Incansável, Paula notabilizou-se pela insistência junto ao governo municipal na defesa de direitos individuais. Propôs mais de 800 ações para obrigar o município a oferecer creche, pré-escola, tratamento médico, próteses, aparelhos auditivos e tratamento à toxicodependência para crianças e adolescentes.

Enfim, por essas e outras iniciativas, nossa homenageada de hoje deu uma contribuição marcante para que Santos avançasse nas políticas públicas para a infância e juventude e conquistasse o reconhecimento do UNICEF nesse setor.

Foram quase doze anos de dedicação à Promotoria da Infância e da Juventude em Santos, período em que não esmoreceu diante das dificuldades e não hesitou em partir para o confronto com quem quer que fosse, quando assim entendia necessário, pois estava consciente de seu papel como agente de transformação social.

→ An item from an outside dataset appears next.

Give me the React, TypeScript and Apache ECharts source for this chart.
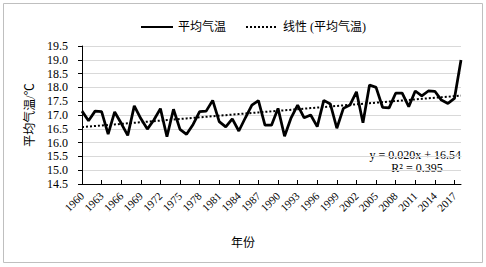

Atualmente aposentada do Ministério Público, Paula continua sua militância na defesa dos direitos da criança e do adolescente como advogada e cidadã. Sinto-me honrada em representar o Legislativo e a população santista nessa outorga da Medalha de Honra ao Mérito Brás Cubas, porque Paula Trindade soube cumprir seu dever profissional com competência e seriedade. Porém, mais do que isso, atirou-se de corpo e alma na tarefa de preservar a integridade daqueles que representam o nosso futuro.